Parsons' music is less florid, somewhat more uniform and less texturally ambitious than that of Tallis or Byrd. The excellent booklet that comes with this CD sets out what is known about the composer's (surviving) works. His "Great Services" are among the few works otherwise available on CD other than in anthologized collections. So this issue is a very welcome one. Carwood is of course completely at home in the liturgical world into which all dozen or so works here fit.

They were written for specific occasions and/or for wider regular use. The texts (all reprinted in the booklet, with translations) are mostly in Latin, although Holy Lord God Almighty [tr.3] and Deliver me from mine enemies [tr.4] reflect, if nothing else, the fact that Parsons lived through times when approved forms of worship paralleled the transition from Protestantism, through the Marian Counter Reformation, back to Elizabethan Protestantism. In all cases, The Cardinall's Music articulates the words clearly and with a somewhat doleful expressiveness… Parsons does not appear to have led too joyous a life.
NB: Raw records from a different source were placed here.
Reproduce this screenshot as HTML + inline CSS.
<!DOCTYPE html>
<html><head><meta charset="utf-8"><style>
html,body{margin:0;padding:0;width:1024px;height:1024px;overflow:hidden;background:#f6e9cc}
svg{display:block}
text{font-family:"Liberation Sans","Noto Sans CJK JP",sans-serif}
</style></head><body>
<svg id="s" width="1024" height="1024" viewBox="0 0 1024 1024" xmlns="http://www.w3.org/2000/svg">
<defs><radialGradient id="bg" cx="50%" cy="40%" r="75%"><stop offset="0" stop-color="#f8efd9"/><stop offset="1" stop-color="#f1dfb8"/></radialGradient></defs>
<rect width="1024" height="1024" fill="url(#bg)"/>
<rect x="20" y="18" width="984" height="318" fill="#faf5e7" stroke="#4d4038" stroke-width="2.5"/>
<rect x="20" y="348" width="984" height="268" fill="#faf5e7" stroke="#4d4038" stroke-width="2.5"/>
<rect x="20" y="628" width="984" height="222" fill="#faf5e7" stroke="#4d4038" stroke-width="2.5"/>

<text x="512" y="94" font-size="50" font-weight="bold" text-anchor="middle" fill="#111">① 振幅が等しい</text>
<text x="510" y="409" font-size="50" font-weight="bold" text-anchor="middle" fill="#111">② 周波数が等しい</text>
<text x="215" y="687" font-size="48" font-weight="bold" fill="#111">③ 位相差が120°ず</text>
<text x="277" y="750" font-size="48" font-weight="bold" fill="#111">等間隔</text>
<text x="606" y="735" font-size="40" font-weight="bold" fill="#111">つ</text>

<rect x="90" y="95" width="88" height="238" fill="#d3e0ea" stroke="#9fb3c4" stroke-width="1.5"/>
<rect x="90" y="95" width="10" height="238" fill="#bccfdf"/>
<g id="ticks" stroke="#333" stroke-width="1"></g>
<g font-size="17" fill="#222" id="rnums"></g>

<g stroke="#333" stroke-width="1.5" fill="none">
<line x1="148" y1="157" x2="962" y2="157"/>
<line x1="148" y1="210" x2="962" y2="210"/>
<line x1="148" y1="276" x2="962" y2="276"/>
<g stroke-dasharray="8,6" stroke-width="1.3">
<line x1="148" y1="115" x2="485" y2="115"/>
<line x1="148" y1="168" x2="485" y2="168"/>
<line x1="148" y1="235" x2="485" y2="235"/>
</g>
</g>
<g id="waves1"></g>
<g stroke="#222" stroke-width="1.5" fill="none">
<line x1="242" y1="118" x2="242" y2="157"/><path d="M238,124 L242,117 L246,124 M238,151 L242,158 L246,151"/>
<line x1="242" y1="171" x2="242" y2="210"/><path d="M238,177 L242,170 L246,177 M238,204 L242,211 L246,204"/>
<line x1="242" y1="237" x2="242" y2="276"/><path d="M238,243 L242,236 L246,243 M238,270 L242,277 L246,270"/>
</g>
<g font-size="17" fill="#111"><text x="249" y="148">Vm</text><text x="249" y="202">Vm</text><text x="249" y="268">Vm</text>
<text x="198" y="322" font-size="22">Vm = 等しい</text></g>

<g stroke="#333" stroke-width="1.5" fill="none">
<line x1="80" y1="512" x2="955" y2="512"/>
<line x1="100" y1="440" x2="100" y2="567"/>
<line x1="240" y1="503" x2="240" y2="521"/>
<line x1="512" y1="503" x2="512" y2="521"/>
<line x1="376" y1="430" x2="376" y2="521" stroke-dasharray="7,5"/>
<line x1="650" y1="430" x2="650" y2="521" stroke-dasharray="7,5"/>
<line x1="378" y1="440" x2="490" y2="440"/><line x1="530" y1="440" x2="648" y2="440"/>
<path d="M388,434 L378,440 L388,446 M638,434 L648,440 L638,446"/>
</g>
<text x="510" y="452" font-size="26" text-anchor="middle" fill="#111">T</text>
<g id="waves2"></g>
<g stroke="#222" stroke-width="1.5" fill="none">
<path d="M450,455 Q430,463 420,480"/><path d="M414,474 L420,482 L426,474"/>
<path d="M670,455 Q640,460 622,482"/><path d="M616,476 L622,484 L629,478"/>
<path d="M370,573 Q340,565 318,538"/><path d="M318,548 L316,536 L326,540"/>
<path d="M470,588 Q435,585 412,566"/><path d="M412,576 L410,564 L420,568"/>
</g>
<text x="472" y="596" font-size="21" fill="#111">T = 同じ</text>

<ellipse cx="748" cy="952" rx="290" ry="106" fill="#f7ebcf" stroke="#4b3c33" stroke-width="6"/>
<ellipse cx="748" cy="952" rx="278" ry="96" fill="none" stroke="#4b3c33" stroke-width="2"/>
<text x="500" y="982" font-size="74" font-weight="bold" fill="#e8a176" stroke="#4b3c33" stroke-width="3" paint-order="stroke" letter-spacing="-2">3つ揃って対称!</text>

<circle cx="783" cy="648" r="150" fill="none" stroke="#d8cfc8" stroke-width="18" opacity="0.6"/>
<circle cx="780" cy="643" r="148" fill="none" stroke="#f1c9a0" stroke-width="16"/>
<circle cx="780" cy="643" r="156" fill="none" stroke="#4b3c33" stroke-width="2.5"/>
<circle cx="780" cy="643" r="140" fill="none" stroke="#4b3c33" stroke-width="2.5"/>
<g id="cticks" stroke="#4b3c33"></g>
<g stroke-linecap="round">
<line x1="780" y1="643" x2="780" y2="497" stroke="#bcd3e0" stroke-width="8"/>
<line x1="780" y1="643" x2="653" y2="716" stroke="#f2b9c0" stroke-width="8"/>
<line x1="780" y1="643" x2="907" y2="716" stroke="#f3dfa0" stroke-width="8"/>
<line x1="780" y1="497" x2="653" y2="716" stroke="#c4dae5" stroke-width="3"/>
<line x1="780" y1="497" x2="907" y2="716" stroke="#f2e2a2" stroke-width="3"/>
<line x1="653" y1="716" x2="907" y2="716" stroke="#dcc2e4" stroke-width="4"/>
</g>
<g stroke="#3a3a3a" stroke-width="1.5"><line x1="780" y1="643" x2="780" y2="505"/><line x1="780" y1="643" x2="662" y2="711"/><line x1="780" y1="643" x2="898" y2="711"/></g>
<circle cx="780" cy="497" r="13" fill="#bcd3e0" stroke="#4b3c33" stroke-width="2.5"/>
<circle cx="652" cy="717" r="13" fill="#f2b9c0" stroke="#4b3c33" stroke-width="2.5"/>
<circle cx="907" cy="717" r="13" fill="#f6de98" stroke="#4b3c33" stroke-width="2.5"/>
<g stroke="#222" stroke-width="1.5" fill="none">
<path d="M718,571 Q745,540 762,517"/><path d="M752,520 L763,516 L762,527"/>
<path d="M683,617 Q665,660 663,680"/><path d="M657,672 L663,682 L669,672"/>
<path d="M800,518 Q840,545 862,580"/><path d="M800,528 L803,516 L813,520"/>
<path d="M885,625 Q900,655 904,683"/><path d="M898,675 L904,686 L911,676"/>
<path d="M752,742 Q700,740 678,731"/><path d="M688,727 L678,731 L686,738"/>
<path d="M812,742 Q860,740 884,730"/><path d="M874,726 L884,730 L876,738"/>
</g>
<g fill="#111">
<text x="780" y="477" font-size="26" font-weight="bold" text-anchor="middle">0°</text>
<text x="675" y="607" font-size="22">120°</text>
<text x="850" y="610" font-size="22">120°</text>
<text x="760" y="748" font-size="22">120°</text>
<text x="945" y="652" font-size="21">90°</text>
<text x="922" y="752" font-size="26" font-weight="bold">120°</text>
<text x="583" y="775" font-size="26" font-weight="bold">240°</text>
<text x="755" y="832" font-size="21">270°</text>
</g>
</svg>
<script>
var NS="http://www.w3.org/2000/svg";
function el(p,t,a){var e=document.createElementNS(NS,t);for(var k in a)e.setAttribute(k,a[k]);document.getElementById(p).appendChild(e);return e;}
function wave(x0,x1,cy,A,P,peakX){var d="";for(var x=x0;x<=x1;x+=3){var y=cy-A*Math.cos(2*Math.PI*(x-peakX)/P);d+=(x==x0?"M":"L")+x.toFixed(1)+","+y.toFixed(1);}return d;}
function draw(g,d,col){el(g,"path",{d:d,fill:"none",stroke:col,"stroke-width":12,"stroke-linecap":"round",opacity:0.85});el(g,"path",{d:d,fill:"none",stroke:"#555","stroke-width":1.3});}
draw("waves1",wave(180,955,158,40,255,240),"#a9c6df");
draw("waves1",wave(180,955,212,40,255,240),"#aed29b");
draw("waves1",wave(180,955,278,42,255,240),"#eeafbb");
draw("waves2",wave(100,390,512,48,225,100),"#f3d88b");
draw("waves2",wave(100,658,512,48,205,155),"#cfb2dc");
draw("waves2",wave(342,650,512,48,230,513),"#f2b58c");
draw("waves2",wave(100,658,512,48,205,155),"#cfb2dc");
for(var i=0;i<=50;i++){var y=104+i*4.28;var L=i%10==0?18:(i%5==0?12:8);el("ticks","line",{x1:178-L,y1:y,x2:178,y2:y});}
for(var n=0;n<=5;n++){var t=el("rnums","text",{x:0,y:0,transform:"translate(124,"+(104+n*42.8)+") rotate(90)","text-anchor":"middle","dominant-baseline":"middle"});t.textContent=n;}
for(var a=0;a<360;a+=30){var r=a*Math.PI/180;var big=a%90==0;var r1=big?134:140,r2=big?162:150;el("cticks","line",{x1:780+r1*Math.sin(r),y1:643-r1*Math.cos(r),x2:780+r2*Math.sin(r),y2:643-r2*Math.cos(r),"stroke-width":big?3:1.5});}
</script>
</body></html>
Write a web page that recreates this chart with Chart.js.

Yet to do this music justice, singers must on the one hand establish a distance between the composer as he perhaps struggles to exclude his personality and illuminate the devotional texts; and they should faithfully convey the spirit of his attitude to what – in Parsons' case – were difficult and disturbing times on the other. Parsons' music lacks the serenity that characterizes Tallis and Byrd and Parsons' own contemporaries, Tye, Sheppard and Mundy. It has a solemnity and dour tone to it but one that always steers well clear of the maudlin. Nor is there the sense of pity or deploration that characterizes many composers working in continental Europe at the time.

The 18 members of The Cardinall's Music are fully in step with the requirements that such tristesse not be overplayed, and at the same time not minimized. The pace of each piece is kept up; the structures and lines of text are fully exposed without fracturing our appreciation of the music's texture and impact as devout words set to beautiful music. Typical of this blend of text, emotion, music and balance (between the melancholy and certainty so common in Parsons) is the O bone Jesu [tr.10]: there is nothing histrionic about The Cardinall's Music's approach. But neither is there plainness or understatement. Nor even mere "statement", simple exposition of the ten-minute long work. Each line is clear; the mesh which each line makes with the others is pleasing; the sense of architecture, of moving from a position of prayer, supplication ("Good Jesus, enlighten my eyes…") to an evident state where – as the long lines untwine – the implorer's right to ask for such bounty is all but unchallenged. This is confidence in singing, in tempi and in an affection for the words. The Cardinall's Music are expert at this: without draining the life from the marriage of melody and words, they retain a detachment which is easy on the ear and mind. Yet fully stimulating.

The acoustic of this CD is everything that we expect from the roomy yet contained Fitzalan Chapel at Arundel Castle in Sussex (UK). The Cardinall's Music brings out as much of the differences between the (types of) Parsons's music on this CD as its similarities such that this must be considered one of fewer than half a dozen essential collections of music by the composer. Another Hyperion winner.